Friday, January 25, 2019

It's true then - the past is a foreign country

(First published in The Dominion Post and on, January 24.)

I was enjoying a New Year drink with an old friend and discussing some of the things that have changed in our lifetime. Soon I found myself mentally making a list.

It’s a totally random, off-the-cuff list, compiled in an idle mood on a lazy day. It doesn’t purport to make a profound statement about the state of society. It’s just a reminder that, in the words of the author L P Hartley, the past is a foreign country where they do things differently.

For what it’s worth, here it is:

I remember paying mortgage interest rates of more than 20 percent.

I remember when a milkman delivered milk to a box at your gate, in glass bottles that you washed and returned for re-use.

I remember when the government went to inordinate lengths to prevent the pirate station Radio Hauraki from challenging the state broadcasting monopoly.

I remember when towns had stock routes so that mobs of sheep and herds of cattle could avoid the main street.

I remember when secondary schoolboys wore caps.

I remember standing (or not standing, depending on how rebellious I felt) for God Save the Queen at the movies, which we used to call the pictures or the flicks.

I remember railcars.

I remember when schoolkids were issued with Post Office Savings Bank books to encourage thrift.

I remember when most cars had three-speed transmissions operated by a gear lever mounted on the steering column.

I remember when every town had a dosing strip where dogs were tested for hydatids.

I remember the fathers of my school contemporaries dying in their 40s from heart attacks.

I remember when the New Zealand Broadcasting Corporation banned harmless protest songs.

I remember Peter Pan and Frosty Jack ice cream.

I remember when TV transmission started at 5pm and finished at 10.

I remember when there were only four women MPs.

I remember when the film censor decreed that the movie version of James Joyce’s Ulysses had to be shown at separate screenings for men and women.

I remember McWilliam’s Marque Vue and Montana Cold Duck.

I remember when the most popular meeting-place in Wellington was under the James Smith clock at the corner of Cuba and Manners Sts.

I remember when city council chief executives were called town clerks.

I remember Cona coffee.

I remember when the police drove black Humber Super Snipes.

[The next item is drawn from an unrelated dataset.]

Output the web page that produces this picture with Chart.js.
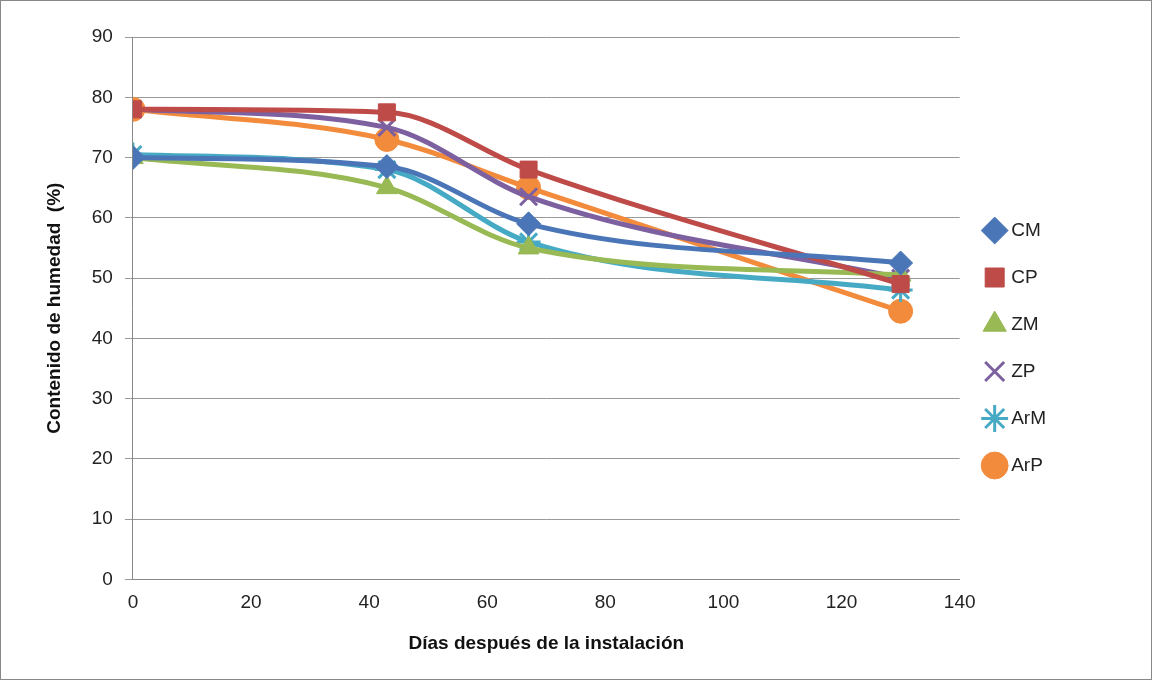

I remember when Catholic and Protestant schoolkids exchanged religious taunts on their way to and from school.

I remember when people got their pay handed to them in cash, in little manila envelopes.

I remember when a try in rugby was worth three points.

I remember when a diagnosis of cancer was regarded as a virtual death sentence.

I remember when new cars didn’t come equipped with heaters or radios.

I remember bodgies, widgies, milk-bar cowboys and beatniks.

I remember when young men in country towns belonged to Jaycees.

I remember morning assemblies at my state secondary school where we sang English hymns and songs like There is a Tavern in the Town.

I remember when no Pakeha New Zealanders - and not many Maori either - had heard of Parihaka.

I remember when New Zealand Truth was the only paper that covered sex cases and was kept out of sight in respectable homes.

I remember when beer was sold in flagons.

I remember when union membership was compulsory.

I remember when The Flintstones was shown in prime time and everyone watched it because TV was a novelty and there was only one channel.

I remember when the first McDonald’s outlet opened and people thought it was weird that their burgers contained a slice of gherkin.

I remember when New Zealand shut down at weekends and there was no television or radio advertising on Sundays.

I remember when “mixed flatting” was frowned upon as improper.

I remember when travelling by air was an occasion for which people dressed in their best clothes.

I remember Suzy’s Coffee Lounge, the Casablanca, Roy’s hamburger joint, the Majestic Cabaret, the Bistro Bar and the Downtown Club.

I remember traffic cops.

I remember a time before bureaucrats decided it was unsafe for New Zealand kids to do early-morning paper rounds.

I remember when people fiercely resented being required to wear seat belts.

I remember when “coming out” was something respectable young ladies did at debutante balls.

I remember when there were TV reporters over the age of 40.

I remember when everyone in New Zealand recognised the names of the president of the Federation of Labour and the chairman of the Meat Board.

I remember when everyone smoked at work, then went to the pub and smoked some more.

Is society better now, or worse? To be honest, I can’t decide. It’s just different.

1 comment:

pdm said...

You and Pete must have had deep and meaningful philosophical discussions the other week.

BTW the Bistro Bar at the Royal Oak was a place of real fascination for us country boys back in the 60's. There was nothing like the sights there in Waipukurau.